WHS alignment
Aligned to your WHS duty of care, ready for audit
UV radiation is a recognised workplace hazard under the WHS Act. Flare gives you a clinically governed screening program that supports your general duty to manage that risk — with documentation your WHS team can actually use.
The obligation
What the WHS Act requires
Under the Australian Work Health and Safety (WHS) Act, a Person Conducting a Business or Undertaking (PCBU) has a general duty to eliminate or minimise risks to worker health and safety, so far as is reasonably practicable.
UV radiation is a recognised workplace hazard. For outdoor workforces, this means PCBUs should identify the risk, implement controls, and take reasonable steps to monitor whether workers' health has been affected — not just provide PPE and training.

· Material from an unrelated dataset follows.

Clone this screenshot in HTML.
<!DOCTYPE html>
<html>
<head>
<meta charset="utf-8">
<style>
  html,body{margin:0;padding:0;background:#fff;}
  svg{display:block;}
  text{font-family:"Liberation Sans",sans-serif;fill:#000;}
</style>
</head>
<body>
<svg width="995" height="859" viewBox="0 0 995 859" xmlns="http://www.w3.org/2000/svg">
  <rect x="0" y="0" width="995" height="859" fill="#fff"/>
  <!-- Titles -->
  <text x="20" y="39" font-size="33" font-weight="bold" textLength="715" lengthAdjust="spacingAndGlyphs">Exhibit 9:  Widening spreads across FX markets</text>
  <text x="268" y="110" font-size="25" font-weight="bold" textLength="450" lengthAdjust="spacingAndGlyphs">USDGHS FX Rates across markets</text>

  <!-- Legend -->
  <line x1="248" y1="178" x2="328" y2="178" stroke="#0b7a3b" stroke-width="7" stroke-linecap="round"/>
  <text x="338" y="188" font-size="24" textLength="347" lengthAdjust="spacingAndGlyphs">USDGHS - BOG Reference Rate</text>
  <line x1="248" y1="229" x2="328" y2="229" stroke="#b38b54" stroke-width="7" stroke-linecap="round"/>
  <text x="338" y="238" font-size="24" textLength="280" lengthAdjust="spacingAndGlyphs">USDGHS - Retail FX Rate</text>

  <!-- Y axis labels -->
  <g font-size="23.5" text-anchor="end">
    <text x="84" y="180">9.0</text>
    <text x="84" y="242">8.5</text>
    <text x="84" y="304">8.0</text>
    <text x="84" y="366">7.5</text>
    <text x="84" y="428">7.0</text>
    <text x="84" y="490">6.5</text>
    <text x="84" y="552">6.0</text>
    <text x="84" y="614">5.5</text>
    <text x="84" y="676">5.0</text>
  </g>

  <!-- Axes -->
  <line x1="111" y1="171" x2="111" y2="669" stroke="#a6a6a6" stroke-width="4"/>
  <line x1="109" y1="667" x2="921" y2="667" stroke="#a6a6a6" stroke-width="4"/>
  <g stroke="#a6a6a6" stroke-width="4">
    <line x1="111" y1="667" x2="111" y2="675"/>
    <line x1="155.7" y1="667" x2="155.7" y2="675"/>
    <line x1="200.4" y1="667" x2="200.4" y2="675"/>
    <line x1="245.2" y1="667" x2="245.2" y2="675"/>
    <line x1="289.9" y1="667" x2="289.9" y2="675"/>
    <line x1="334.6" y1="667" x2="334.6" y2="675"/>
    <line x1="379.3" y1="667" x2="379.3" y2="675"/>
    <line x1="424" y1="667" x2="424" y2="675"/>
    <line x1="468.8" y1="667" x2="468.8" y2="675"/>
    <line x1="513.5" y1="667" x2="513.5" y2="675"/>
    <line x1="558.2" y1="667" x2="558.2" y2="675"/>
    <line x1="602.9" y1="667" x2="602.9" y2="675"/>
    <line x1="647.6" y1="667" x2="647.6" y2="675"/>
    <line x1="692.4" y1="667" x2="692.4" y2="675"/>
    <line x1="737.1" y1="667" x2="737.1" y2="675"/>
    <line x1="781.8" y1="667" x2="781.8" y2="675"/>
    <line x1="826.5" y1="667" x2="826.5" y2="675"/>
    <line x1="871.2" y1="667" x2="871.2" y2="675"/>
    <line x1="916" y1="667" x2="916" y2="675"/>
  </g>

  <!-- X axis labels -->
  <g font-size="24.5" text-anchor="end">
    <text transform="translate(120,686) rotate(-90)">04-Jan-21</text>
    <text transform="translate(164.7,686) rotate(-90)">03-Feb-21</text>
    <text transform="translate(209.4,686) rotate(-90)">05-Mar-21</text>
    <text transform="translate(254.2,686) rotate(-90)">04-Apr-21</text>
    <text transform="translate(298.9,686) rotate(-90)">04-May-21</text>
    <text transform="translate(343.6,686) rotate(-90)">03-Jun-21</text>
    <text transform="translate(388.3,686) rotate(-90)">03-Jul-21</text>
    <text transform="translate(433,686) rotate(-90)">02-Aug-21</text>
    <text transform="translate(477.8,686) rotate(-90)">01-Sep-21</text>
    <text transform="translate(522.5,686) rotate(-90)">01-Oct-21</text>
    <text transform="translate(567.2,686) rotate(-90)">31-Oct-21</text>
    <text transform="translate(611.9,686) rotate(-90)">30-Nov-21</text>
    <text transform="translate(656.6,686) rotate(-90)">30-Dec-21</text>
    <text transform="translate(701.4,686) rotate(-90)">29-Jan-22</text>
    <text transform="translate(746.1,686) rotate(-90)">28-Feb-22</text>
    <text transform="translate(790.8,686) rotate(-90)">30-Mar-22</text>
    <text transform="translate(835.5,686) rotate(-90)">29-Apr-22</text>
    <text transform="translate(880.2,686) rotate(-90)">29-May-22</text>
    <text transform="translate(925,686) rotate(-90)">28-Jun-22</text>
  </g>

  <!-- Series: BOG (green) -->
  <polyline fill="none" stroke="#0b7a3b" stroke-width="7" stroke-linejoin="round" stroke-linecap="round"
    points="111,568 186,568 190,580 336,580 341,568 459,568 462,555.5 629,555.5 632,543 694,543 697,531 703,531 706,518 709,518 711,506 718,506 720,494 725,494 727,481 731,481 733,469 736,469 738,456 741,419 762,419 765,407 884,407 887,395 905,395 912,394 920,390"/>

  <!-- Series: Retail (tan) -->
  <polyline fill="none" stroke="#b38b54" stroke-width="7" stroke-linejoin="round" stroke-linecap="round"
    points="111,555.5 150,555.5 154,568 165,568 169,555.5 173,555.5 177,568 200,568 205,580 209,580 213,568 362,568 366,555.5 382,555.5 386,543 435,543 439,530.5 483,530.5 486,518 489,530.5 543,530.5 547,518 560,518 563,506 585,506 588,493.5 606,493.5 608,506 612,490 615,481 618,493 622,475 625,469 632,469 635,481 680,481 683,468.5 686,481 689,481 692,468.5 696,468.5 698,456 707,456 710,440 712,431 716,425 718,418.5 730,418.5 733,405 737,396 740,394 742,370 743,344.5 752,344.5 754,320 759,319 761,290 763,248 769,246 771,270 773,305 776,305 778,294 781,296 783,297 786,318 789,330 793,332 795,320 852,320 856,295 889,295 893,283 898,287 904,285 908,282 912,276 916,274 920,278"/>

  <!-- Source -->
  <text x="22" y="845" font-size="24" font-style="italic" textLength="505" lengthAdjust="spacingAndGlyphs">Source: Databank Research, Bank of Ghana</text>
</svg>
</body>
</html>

Skin cancer screening is a proactive, reasonable measure that supports your duty of care for workers in construction, mining, agriculture, education, local government, and sport.
General duty of care
- Identify UV radiation as a workplace hazard
- Assess the level of risk to exposed workers
- Implement controls across the hierarchy
- Monitor health outcomes where reasonably practicable
- Document the measures you've taken
How Flare maps
Four pillars of compliance alignment
UV exposure monitoring
UV radiation is a recognised workplace hazard under the WHS Act. Flare targets this specific hazard with a defined clinical screening process — not a general wellness check. Each screening is linked to the UV exposure risk inherent in the worker's role.

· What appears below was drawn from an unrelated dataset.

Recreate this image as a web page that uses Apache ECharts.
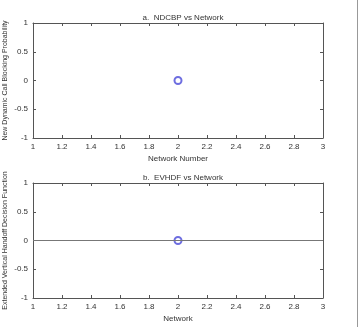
<!DOCTYPE html>
<html>
<head>
<meta charset="utf-8">
<script src="https://cdn.jsdelivr.net/npm/echarts@6/dist/echarts.min.js"></script>
<style>
html, body { margin: 0; padding: 0; background: #fff; }
#chart { width: 359px; height: 327px; }
</style>
</head>
<body>
<div id="chart"></div>
<script>
// data
var networks = [2];
var ndcbp = [0];
var evhdf = [0];
var xTicks = [1, 1.2, 1.4, 1.6, 1.8, 2, 2.2, 2.4, 2.6, 2.8, 3];
var yTicks = [-1, -0.5, 0, 0.5, 1];
var titles = ['a.  NDCBP vs Network', 'b.  EVHDF vs Network'];
var xNames = ['Network Number', 'Network'];
var yNames = ['New Dynamic Call Blocking Probability', 'Extended Vertical Handoff Decision Function'];

var font = 'Liberation Sans, Arial, sans-serif';
var axisCol = '#555';
var txtCol = '#333';

var tops = [23, 183];
var grids = tops.map(function (t) {
    return { left: 33, right: 36, top: t, height: 115, containLabel: false, outerBoundsMode: 'none' };
});

var xAxes = [], yAxes = [];
for (var g = 0; g < 2; g++) {
    xAxes.push({
        gridIndex: g, type: 'value', position: 'bottom',
        min: xTicks[0], max: xTicks[xTicks.length - 1], interval: 0.2,
        name: xNames[g], nameLocation: 'middle', nameGap: 17, nameMoveOverlap: false,
        nameTextStyle: { fontFamily: font, fontSize: 8, color: txtCol },
        axisLine: { onZero: false, lineStyle: { color: axisCol, width: 1 } },
        axisTick: { inside: true, length: 3, lineStyle: { color: axisCol } },
        axisLabel: { fontFamily: font, fontSize: 8, color: txtCol, margin: 5,
            formatter: function (v) { return String(Math.round(v * 10) / 10); } },
        splitLine: { show: false }
    });
    xAxes.push({
        gridIndex: g, type: 'value', position: 'top',
        min: xTicks[0], max: xTicks[xTicks.length - 1], interval: 0.2,
        axisLine: { onZero: false, lineStyle: { color: axisCol, width: 1 } },
        axisTick: { inside: true, length: 3, lineStyle: { color: axisCol } },
        axisLabel: { show: false }, splitLine: { show: false }
    });
    yAxes.push({
        gridIndex: g, type: 'value', position: 'left',
        min: yTicks[0], max: yTicks[yTicks.length - 1], interval: 0.5,
        name: yNames[g], nameLocation: 'middle', nameGap: 24, nameRotate: 90,
        nameMoveOverlap: false,
        nameTextStyle: { fontFamily: font, fontSize: 7, color: txtCol },
        axisLine: { onZero: false, lineStyle: { color: axisCol, width: 1 } },
        axisTick: { inside: true, length: 3, lineStyle: { color: axisCol } },
        axisLabel: { fontFamily: font, fontSize: 8, color: txtCol, margin: 5 },
        splitLine: { show: false }
    });
    yAxes.push({
        gridIndex: g, type: 'value', position: 'right',
        min: yTicks[0], max: yTicks[yTicks.length - 1], interval: 0.5,
        axisLine: { onZero: false, lineStyle: { color: axisCol, width: 1 } },
        axisTick: { inside: true, length: 3, lineStyle: { color: axisCol } },
        axisLabel: { show: false }, splitLine: { show: false }
    });
}

var chart = echarts.init(document.getElementById('chart'));
chart.setOption({
    animation: false,
    backgroundColor: '#fff',
    title: titles.map(function (t, i) {
        return { text: t, left: 178, top: tops[i] - 14, textAlign: 'center',
            textStyle: { fontFamily: font, fontSize: 8, fontWeight: 'normal', color: txtCol } };
    }),
    grid: grids,
    xAxis: xAxes,
    yAxis: yAxes,
    graphic: [{
        type: 'line', shape: { x1: 357.5, y1: 0, x2: 357.5, y2: 327 },
        style: { stroke: '#999', lineWidth: 1 }
    }],
    series: [{
        type: 'scatter', xAxisIndex: 0, yAxisIndex: 0,
        data: networks.map(function (n, i) { return [n, ndcbp[i]]; }),
        symbol: 'emptyCircle', symbolSize: 7,
        itemStyle: { color: '#4a4ad8', borderWidth: 1 }
    }, {
        type: 'scatter', xAxisIndex: 2, yAxisIndex: 2,
        data: networks.map(function (n, i) { return [n, evhdf[i]]; }),
        symbol: 'emptyCircle', symbolSize: 7, z: 3,
        itemStyle: { color: '#4a4ad8', borderWidth: 1 },
        markLine: {
            silent: true, symbol: 'none', label: { show: false },
            lineStyle: { color: '#777', type: 'solid', width: 1 },
            data: [{ yAxis: 0 }]
        }
    }]
});
</script>
</body>
</html>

Health surveillance, not wellness
General wellness programs don't demonstrate that you've addressed a specific hazard. Flare's pathway targets UV exposure with a defined clinical process (dermatological screening) — structured health monitoring that goes beyond tick-box wellness.

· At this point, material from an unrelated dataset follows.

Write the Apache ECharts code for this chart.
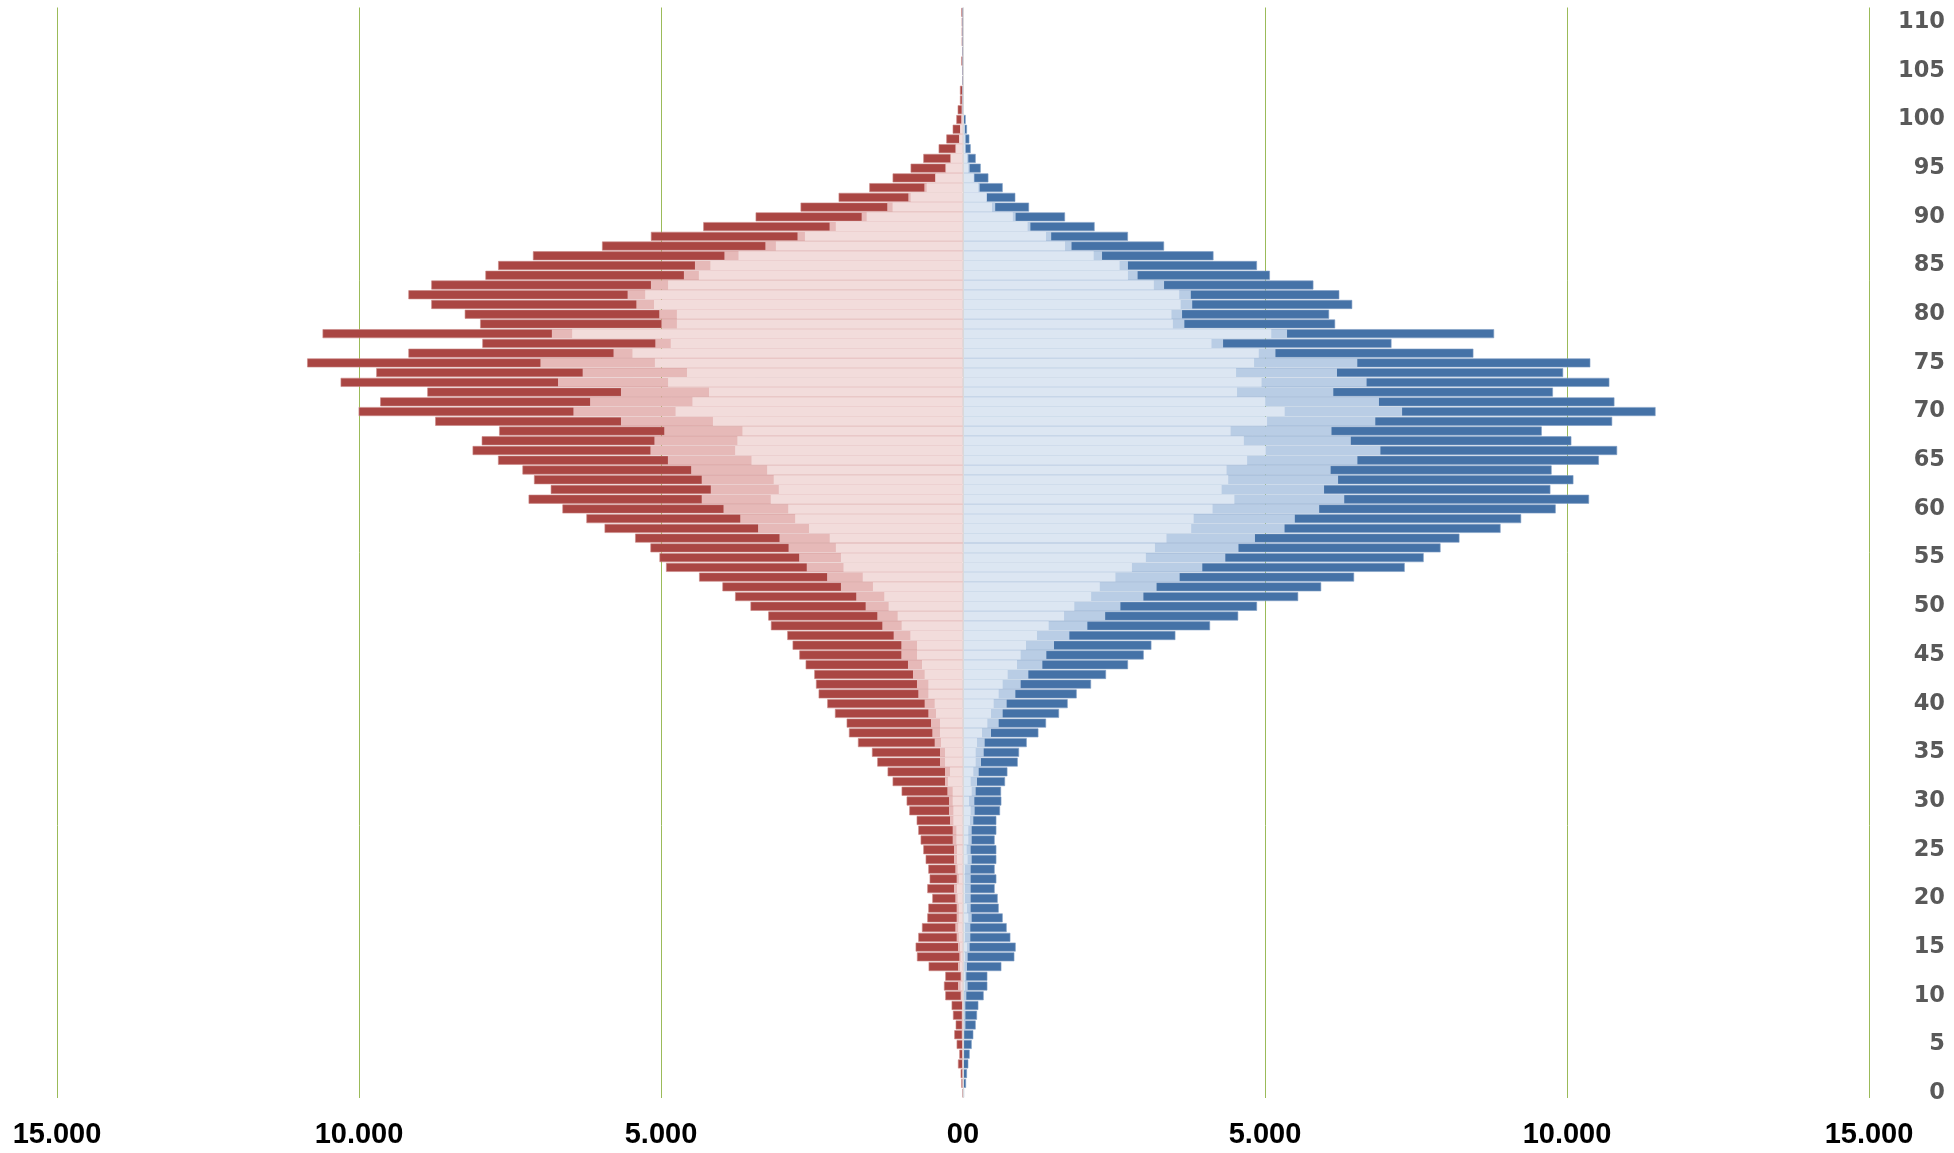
<!DOCTYPE html>
<html>
<head>
<meta charset="utf-8">
<script src="https://cdn.jsdelivr.net/npm/echarts@6/dist/echarts.min.js"></script>
<style>
html,body{margin:0;padding:0;background:#fff;}
#chart{width:1954px;height:1153px;}
</style>
</head>
<body>
<div id="chart"></div>
<script>
// Ages 0..111 (index = age)
const ages = Array.from({length:112}, (_, i) => String(i));

// Right side (blue): outer edge of each nested layer
const rightLight = [2,5,5,5,5,5,8,8,10,10, 15,33,33,22,33,66,33,33,88,66, 33,33,33,33,77,61,88,88,116,127, 100,144,127,171,210,210,232,315,403,464, 508,591,657,740,894,955,1043,1225,1419,1673, 1843,2122,2265,2524,2797,3028,3178,3369,3778,3819, 4132,4493,4282,4391,4364,4704,5011,4650,4431,5034, 5326,5004,4537,4943,4521,4819,4897,4114,5104,3475, 3452,3604,3580,3160,2731,2593,2164,1689,1374,1070, 825,480,386,254,177,88,66,35,30,20, 10,3,2,1,0,0,0,0,0,0, 0,0];
const rightMid = [4,10,15,15,18,18,20,40,40,39, 55,77,55,66,77,110,121,121,144,127, 127,127,127,127,144,127,144,144,171,193, 188,210,232,260,298,343,359,464,591,657, 723,867,955,1082,1314,1380,1507,1761,2059,2354, 2606,2987,3205,3587,3962,4343,4561,4834,5324,5494, 5897,6312,5978,6210,6087,6530,6911,6421,6101,6826, 7270,6887,6131,6682,6192,6528,5173,4306,5365,3665, 3627,3795,3772,3329,2891,2731,2302,1797,1460,1116, 871,533,397,276,188,110,88,44,44,33, 17,3,2,1,0,0,0,0,0,0, 0,0];
const rightTotal = [17,50,66,88,110,144,171,210,232,254, 342,403,403,635,850,872,784,723,657,591, 574,524,552,524,552,552,524,552,552,613, 635,630,696,735,906,928,1055,1248,1375,1590, 1733,1882,2120,2368,2732,2992,3119,3516,4090,4556, 4868,5549,5930,6475,7313,7627,7906,8219,8900,9241, 9813,10365,9725,10106,9745,10528,10830,10072,9582,10748, 11466,10785,9767,10701,9936,10386,8450,7094,8793,6161, 6061,6444,6230,5801,5081,4867,4147,3329,2731,2179, 1689,1093,866,657,420,293,210,127,105,66, 44,5,3,2,1,0,0,0,0,0, 0,0];

// Left side (red): outer edge of each nested layer (drawn to the left)
const leftLight = [3,5,5,8,8,8,10,10,10,10, 25,40,25,50,40,50,70,80,70,70, 90,100,70,90,100,100,110,110,160,160, 171,171,250,215,298,298,364,381,381,447, 469,574,574,635,679,762,762,872,1016,1082, 1231,1304,1491,1660,1979,2021,2105,2207,2550,2779, 2894,3183,3050,3134,3243,3502,3773,3736,3652,4140, 4759,4480,4205,4883,4570,5101,5473,4839,6471,4737, 4737,5116,5262,4883,4373,4183,3717,3098,2617,2106, 1595,1166,867,602,450,280,200,115,60,45, 22,18,15,10,5,5,5,5,5,5, 5,5];
const leftMid = [5,8,10,15,15,15,20,20,20,17, 39,83,39,83,61,83,105,127,105,105, 127,149,105,127,149,149,171,171,215,232, 232,259,298,298,381,381,469,508,530,574, 635,740,762,828,911,1021,1021,1148,1336,1419, 1612,1768,2021,2250,2587,2713,2888,3038,3393,3688, 3965,4326,4176,4326,4501,4886,5175,5109,4946,5663, 6450,6174,5663,6705,6297,6996,5786,5094,6807,4992, 5029,5408,5553,5167,4621,4438,3950,3272,2740,2209, 1678,1254,905,640,464,293,210,127,66,50, 28,22,20,15,8,8,8,8,8,8, 8,8];
const leftTotal = [10,28,39,83,61,105,144,121,166,188, 293,315,293,569,762,784,740,679,591,574, 508,591,552,574,618,657,701,740,767,889, 933,1016,1165,1248,1419,1507,1739,1888,1926,2120, 2247,2390,2434,2462,2605,2710,2821,2909,3180,3224, 3518,3773,3983,4369,4916,5025,5175,5428,5934,6235, 6632,7192,6825,7102,7294,7698,8119,7968,7680,8738, 10006,9649,8869,10304,9714,10858,9182,7958,10603,7994, 8249,8803,9182,8803,7907,7696,7120,5976,5167,4300, 3433,2689,2059,1551,1165,867,657,403,276,171, 110,88,50,50,10,10,28,10,22,22, 22,28];

const xTicks = {min: -15000, max: 15000, step: 5000};

const neg = a => a.map(v => -v);
const gridGreen = '#9BBB59';

const chart = echarts.init(document.getElementById('chart'), null, {renderer: 'canvas'});

function barSeries(name, data, color, border) {
  return {
    name: name, type: 'bar', data: data,
    barGap: '-100%', barCategoryGap: '8%',
    itemStyle: {color: color, borderColor: border || color, borderWidth: border ? 0.6 : 0},
    silent: true
  };
}

const series = [
  barSeries('leftTotal', neg(leftTotal), '#AA4643', '#C98684'),
  barSeries('leftMid', neg(leftMid), '#E6B9B8'),
  barSeries('leftLight', neg(leftLight), '#F2DCDB'),
  barSeries('rightTotal', rightTotal, '#4572A7', '#7F9DC4'),
  barSeries('rightMid', rightMid, '#B9CDE5'),
  barSeries('rightLight', rightLight, '#DCE6F2')
];
series[5].markLine = {
  silent: true, symbol: 'none', animation: false,
  label: {show: false},
  lineStyle: {color: '#D9D9D9', width: 1, type: 'solid'},
  data: [{xAxis: 0}]
};

chart.setOption({
  animation: false,
  backgroundColor: '#ffffff',
  grid: {left: 57, right: 85, top: 7.5, bottom: 55, containLabel: false},
  xAxis: {
    type: 'value', min: xTicks.min, max: xTicks.max, interval: xTicks.step,
    axisLine: {show: false}, axisTick: {show: false},
    splitLine: {show: true, lineStyle: {color: [gridGreen, gridGreen, gridGreen, 'rgba(0,0,0,0)', gridGreen, gridGreen, gridGreen], width: 1}},
    axisLabel: {
      margin: 22, color: '#000000', fontWeight: 'bold', fontSize: 29,
      fontFamily: '"Liberation Sans", Arial, sans-serif',
      formatter: function (v) { return v === 0 ? '00' : (Math.abs(v) / 1000).toFixed(0) + '.000'; }
    }
  },
  yAxis: {
    type: 'category', data: ages, position: 'right',
    axisLine: {show: false}, axisTick: {show: false}, splitLine: {show: false},
    axisLabel: {
      interval: function (i) { return i % 5 === 0 && i <= 110; },
      margin: 76, align: 'right', color: '#595959', fontWeight: 'bold', fontSize: 22.5,
      padding: [5, 0, 0, 0],
      fontFamily: '"DejaVu Sans", sans-serif'
    }
  },
  series: series
});
</script>
</body>
</html>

Documented preventative action
Each screening is timestamped, linked to the individual, and stored as a clinical record. Aggregate participation data gives your WHS team a reportable metric — not just a policy document, but evidence of action taken.
Duty of care defence
In the event of a claim or investigation, regulators look for evidence that the PCBU identified the hazard, implemented a monitoring program, and acted on findings. Flare creates this chain of evidence automatically as part of normal operation.
Audit readiness
Documentation that stands up to scrutiny
Invitation records
Timestamped proof that every eligible worker was offered screening — whether or not they chose to participate.
Clinical documentation
Every submission follows a clinical pathway with full audit trail — image QC and nurse practitioner assessment, with GP escalation when a concern is identified.
Aggregate reporting
Participation rates, completion metrics, and program coverage — all without exposing individual health information to employers.
Governance
Clinical oversight and data protection
Every submission is assessed through an automated image quality check and nurse practitioner triage. If the nurse practitioner identifies a concern, it is escalated to a GP for review and sign-off. No flagged result is released without a registered medical practitioner reviewing it. There is no automated diagnosis at any stage.
Health information is collected under APP 3 with informed consent, used only for the stated clinical purpose under APP 6, and disclosed only to the clinical team and the individual worker. Employers never receive identified health data — only aggregate participation metrics.
Participation is voluntary. Workers choose when and whether to screen. Results go directly to the individual — not to their employer, supervisor, or HR team. Workers can request access to or deletion of their records at any time.
All images and health records are encrypted with AES-256 in transit and at rest. Data is stored on Australian-hosted infrastructure. Access is restricted to the clinical review team through role-based permissions with full audit logging.
Continuous health monitoring, not annual point-in-time — a stronger compliance story for your WHS program.